→ **GIVEN INFORMATION**:
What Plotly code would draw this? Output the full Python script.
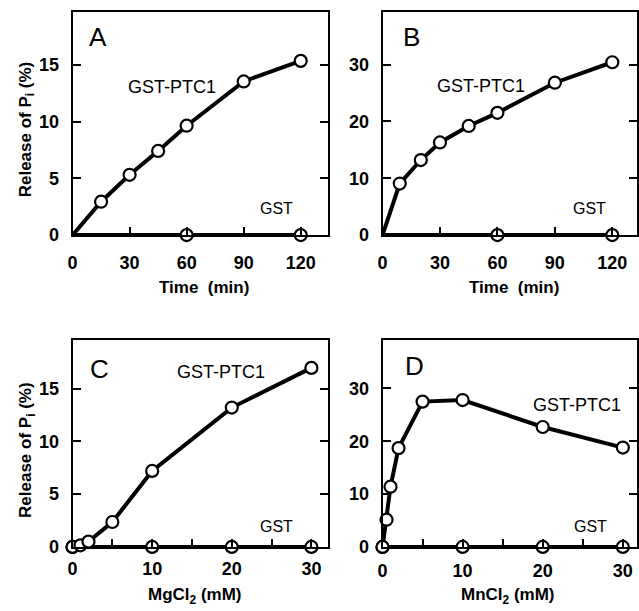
import plotly.graph_objects as go

# ---------------- data ----------------
# Panel A: time course (min), Release of Pi (%)
a_time = [0, 15, 30, 45, 60, 90, 120]
a_ptc1 = [0, 2.94, 5.31, 7.41, 9.63, 13.53, 15.34]
a_gst_time = [0, 60, 120]
a_gst = [0, 0, 0]

# Panel B: time course (min)
b_time = [0, 9, 20, 30, 45, 60, 90, 120]
b_ptc1 = [0, 9.06, 13.2, 16.3, 19.2, 21.5, 26.8, 30.4]
b_gst_time = [0, 60, 120]
b_gst = [0, 0, 0]

# Panel C: MgCl2 (mM)
c_mg = [0, 1, 2, 5, 10, 20, 30]
c_ptc1 = [0, 0.15, 0.5, 2.36, 7.2, 13.2, 16.96]
c_gst_mg = [0, 10, 20, 30]
c_gst = [0, 0, 0, 0]

# Panel D: MnCl2 (mM)
d_mn = [0, 0.5, 1, 2, 5, 10, 20, 30]
d_ptc1 = [0, 5.15, 11.4, 18.7, 27.5, 27.8, 22.7, 18.8]
d_gst_mn = [0, 10, 20, 30]
d_gst = [0, 0, 0, 0]

time_ticks = [0, 30, 60, 90, 120]
conc_ticks = [0, 10, 20, 30]
conc_minor_ticks = [5, 15, 25]
y_ticks_small = [0, 5, 10, 15]
y_ticks_large = [0, 10, 20, 30]

# ---------------- layout helpers ----------------
W, H = 639, 611
FONT = "Liberation Sans, Arial, Helvetica, sans-serif"


def px_x(p):
    return p / W


def px_y(p):
    return 1 - p / H


fig = go.Figure()

LINE = dict(color="black", width=4)
MARK = dict(symbol="circle", size=12, color="white", line=dict(color="black", width=2.2))


def add_series(x, y, axis_idx, marker_from=1):
    sfx = "" if axis_idx == 1 else str(axis_idx)
    fig.add_trace(go.Scatter(x=x, y=y, mode="lines", line=LINE,
                             xaxis="x" + sfx, yaxis="y" + sfx,
                             showlegend=False, cliponaxis=False, hoverinfo="skip"))
    fig.add_trace(go.Scatter(x=x[marker_from:], y=y[marker_from:], mode="markers", marker=MARK,
                             xaxis="x" + sfx, yaxis="y" + sfx,
                             showlegend=False, cliponaxis=False))


# draw GST first then PTC1 so PTC1 markers sit on top
add_series(a_gst_time, a_gst, 1)
add_series(a_time, a_ptc1, 1)
add_series(b_gst_time, b_gst, 2)
add_series(b_time, b_ptc1, 2)
add_series(c_gst_mg, c_gst, 3, 0)
add_series(c_mg, c_ptc1, 3, 0)
add_series(d_gst_mn, d_gst, 4, 0)
add_series(d_mn, d_ptc1, 4, 0)

TICKFONT = dict(family=FONT, size=18, color="black", weight="bold")


def xaxis(domain, rng, tickvals, anchor, standoff, minor_vals=None):
    ax = dict(domain=domain, range=rng, anchor=anchor, tickmode="array", tickvals=tickvals,
              ticktext=[str(v) for v in tickvals],
              showline=True, linecolor="black", linewidth=2, mirror=True,
              ticks="inside", ticklen=8, tickwidth=2, tickcolor="black",
              showgrid=False, zeroline=False, tickfont=TICKFONT,
              ticklabelstandoff=standoff, fixedrange=True)
    if minor_vals is not None:
        ax["minor"] = dict(tickmode="array", tickvals=minor_vals, ticks="inside", ticklen=8,
                           tickwidth=2, tickcolor="black", showgrid=False)
    return ax


def yaxis(domain, rng, tickvals, anchor):
    return dict(domain=domain, range=rng, anchor=anchor, tickvals=tickvals,
                showline=True, linecolor="black", linewidth=2, mirror="ticks",
                ticks="inside", ticklen=8, tickwidth=2, tickcolor="black",
                showgrid=False, zeroline=False, tickfont=TICKFONT,
                ticklabelstandoff=8, fixedrange=True)


xA = [px_x(68.3), px_x(326.7)]
xB = [px_x(381.7), 1.0]
yTop = [px_y(239), px_y(12.7)]
yBot = [px_y(556), px_y(346)]

fig.update_layout(
    width=W, height=H,
    margin=dict(l=0, r=0, t=0, b=0),
    paper_bgcolor="white", plot_bgcolor="white",
    font=dict(family=FONT, color="black"),
    xaxis=xaxis(xA, [0, 134.4], time_ticks, "y", 10),
    yaxis=yaxis(yTop, [0, 19.6], y_ticks_small, "x"),
    xaxis2=xaxis(xB, [0, 132.9], time_ticks, "y2", 10),
    yaxis2=yaxis(yTop, [0, 39.15], y_ticks_large, "x2"),
    xaxis3=xaxis(xA, [0, 32.1], conc_ticks, "y3", 4, conc_minor_ticks),
    yaxis3=yaxis(yBot, [0, 19.57], y_ticks_small, "x3"),
    xaxis4=xaxis(xB, [0, 31.77], conc_ticks, "y4", 6, conc_minor_ticks),
    yaxis4=yaxis(yBot, [0, 39.1], y_ticks_large, "x4"),
)


def note(text, x, y, size, rot=0, weight="normal", yanchor="middle"):
    fig.add_annotation(text=text, x=px_x(x), y=px_y(y), xref="paper", yref="paper",
                       showarrow=False, textangle=rot, xanchor="center", yanchor=yanchor,
                       font=dict(family=FONT, size=size, color="black", weight=weight))


# panel letters
note("A", 94, 38, 26)
note("B", 410.7, 38, 26)
note("C", 95.7, 375, 26)
note("D", 414, 372, 26)

# series labels
note("GST-PTC1", 169, 88, 18)
note("GST-PTC1", 481.7, 87, 18)
note("GST-PTC1", 218, 378, 18)
note("GST-PTC1", 578, 412, 18)
note("GST", 275, 212, 16)
note("GST", 590.7, 212, 16)
note("GST", 275, 535, 16)
note("GST", 591.7, 535, 16)

# axis titles
note("Release of P<sub>i</sub> (%)", 21.7, 131, 17, rot=-90, weight="bold")
note("Release of P<sub>i</sub> (%)", 21.7, 457, 17, rot=-90, weight="bold")
note("Time  (min)", 201.7, 292, 17, weight="bold")
note("Time  (min)", 515, 292, 17, weight="bold")
note("MgCl<sub>2</sub> (mM)", 192, 593, 17, weight="bold", yanchor="top")
note("MnCl<sub>2</sub> (mM)", 509, 593, 17, weight="bold", yanchor="top")

fig.write_html(
    "out.html",
    config={"displayModeBar": False},
    post_script="document.body.style.margin='0';document.body.style.padding='0';"
                "document.documentElement.style.overflow='hidden';document.body.style.overflow='hidden';",
)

→ **TASK**:
Select, from the listing, all lines that include the word "draw".

→ **THE REPLY**:
What Plotly code would draw this? Output the full Python script.
# draw GST first then PTC1 so PTC1 markers sit on top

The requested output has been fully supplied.